当社の創立については明らかではないが、嘉吉三年(一四四三)に天狗社の名がみられるから
鎌倉時代頃まで遡るのではないかと思われる。
江戸時代の東大寺諸伽藍略録には、当寺創建の奈良時代に、良弁僧正がさまざまな障害を加える多くの天狗を
改心させて、仏法護持を誓約させ、当社を造り「大法会執行の時には、必ず此社に向って正法護持を祈る」
と明記している。
現在も大法要執行の折には、開白前日の夕刻に「蜂起の儀」として大湯屋に集会し、
当社の前で僉議文を読み上げ、境内を巡察することになっている。
中世には強訴のための八幡神輿の動座や遷宮、或いは犯人検挙などの場合は、必ず蜂起の儀が行われ、
当社の占める比重も高かった。」
とのこと。自分も、11月からの真別処での伝授・行法にあたって守護を祈る。
寺での修行中、夜に天狗がやってきて悪さをするという話は、二月堂の修二会の下堂の際の「手水、手水」の
掛け声の逸話を始め、京都の仁和寺の『理趣経』「一切諸魔不能壊」の句の逸話などあちこちにあるようだし、
彼らを諭し仏法の守護とする話も、日本のみならずインド・チベットにも普遍的に見られる。
このように、例え魔物であっても本質的視点から教え諭す力が、我々僧侶・密教行者には求められているのだろう。
夕闇迫る参道を戻る。
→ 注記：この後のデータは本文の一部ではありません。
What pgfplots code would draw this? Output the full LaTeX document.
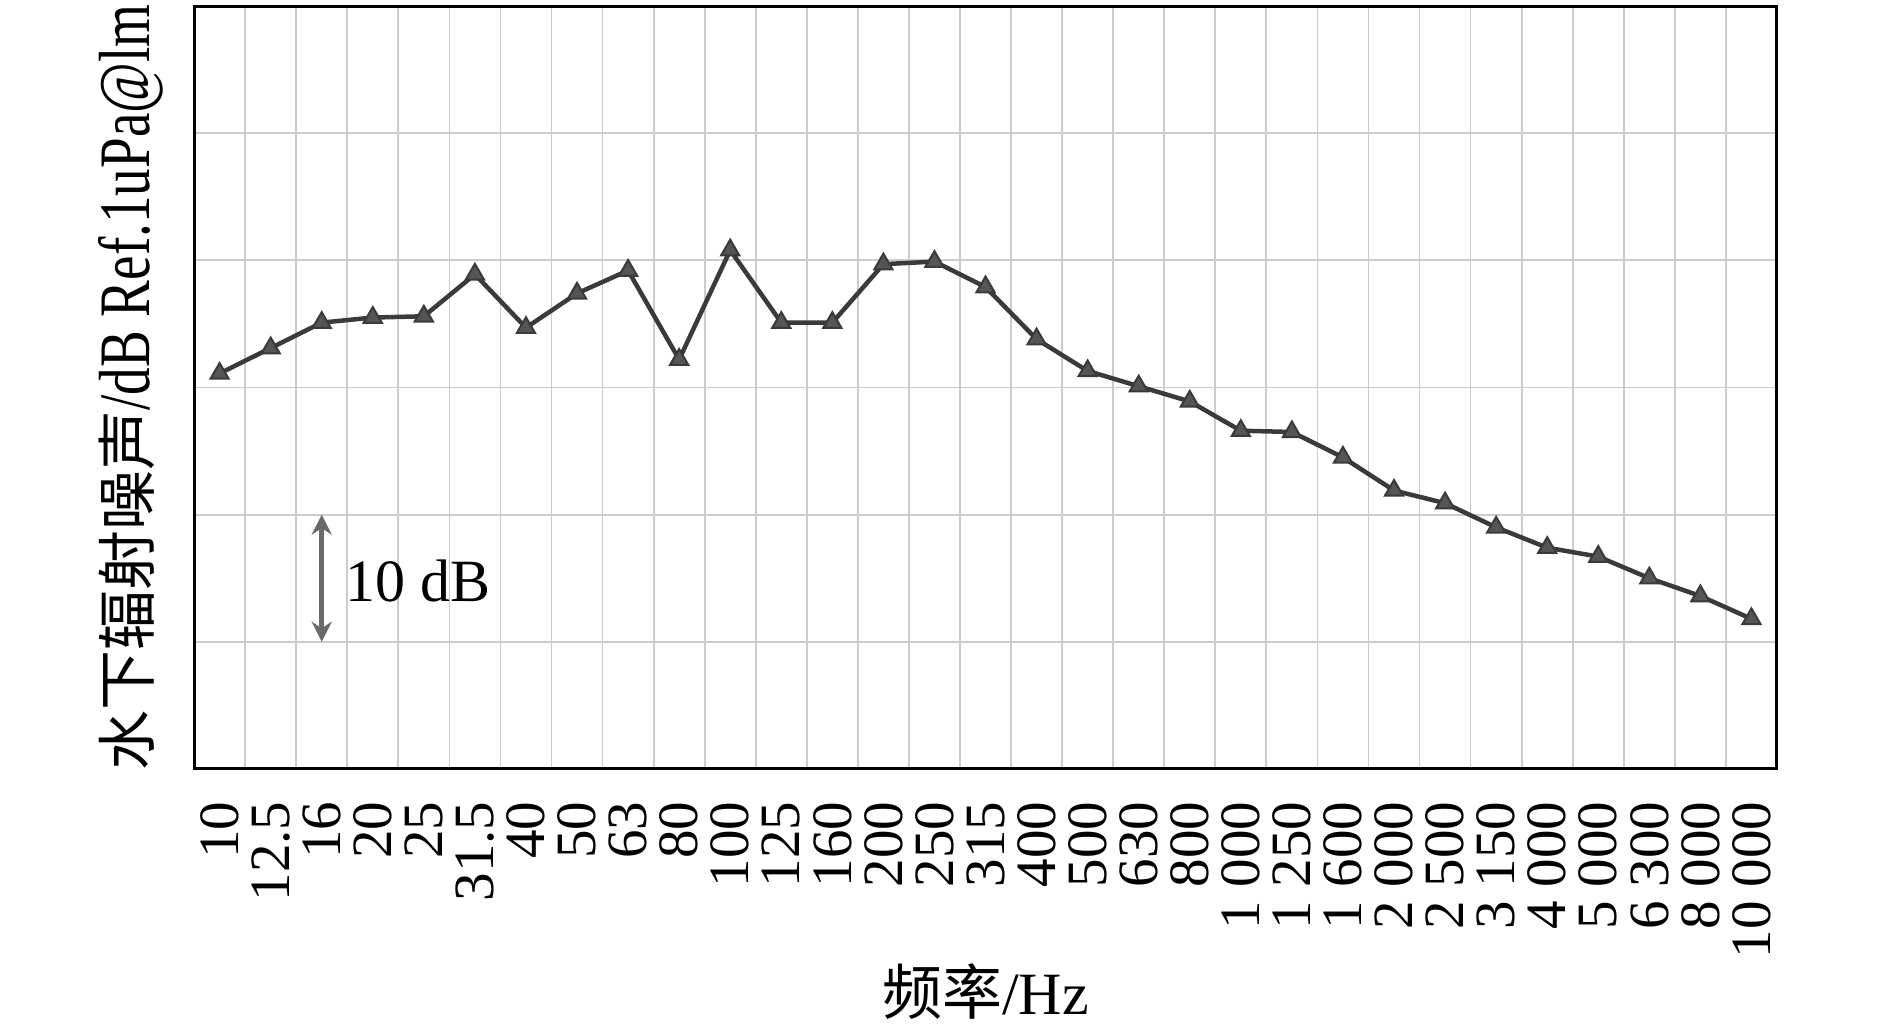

観光客の姿もまばらになっている。
17:40ごろ、駐車場出発。市内の渋滞を避け、般若寺交差点を経て京奈和道に入る。
19時過ぎ京都市内帰着。以前のお参り帰りの夕食の定番だった堀川五条近くのロイヤルホストで夕食。 一日のお参りを振り返った。
おわりに
今回も不思議な巡り合わせのお参りだった。大神神社の拝殿は、以前にもご祈祷の後に昇殿させて頂いた
ことがあったが、今回は、三輪の神様に招き入れて頂き、これから新たな段階に入って行くこの時を言祝いで
頂いたような気がした。
また高鴨神社・伏見八幡神社では、得度と得度直後の最初の集中的な修行である四度加行を終えて京都に
戻り、自分の行法を始めた頃のお参りを思い出し、初心を忘れず、また「場」を見極めながら、
自分の拠点を作って行こうという思いを新たにした。
続いて東大寺二月堂では十一面観音にこれまでの報告とお礼をさせて頂き、
これから更に密教行者として進んで行きますと誓わせて頂いた。
そして俊乗堂にて、四度加行以来ご縁を頂き親しみを感じている重源大徳にご挨拶をし、同じく密教行者として
更に精進していくことを誓った。
高野山での得度から13年、新たな段階に入って行こうとする今、得度直後に親しくお参りした地を再び巡り、 これまで進んできた道を振り返り、そしてこれからの道を進んでいこうという決意を新たにした。 そしてその中で、改めて諸神・諸仏との繋がりを深く感じることができたお参りであった。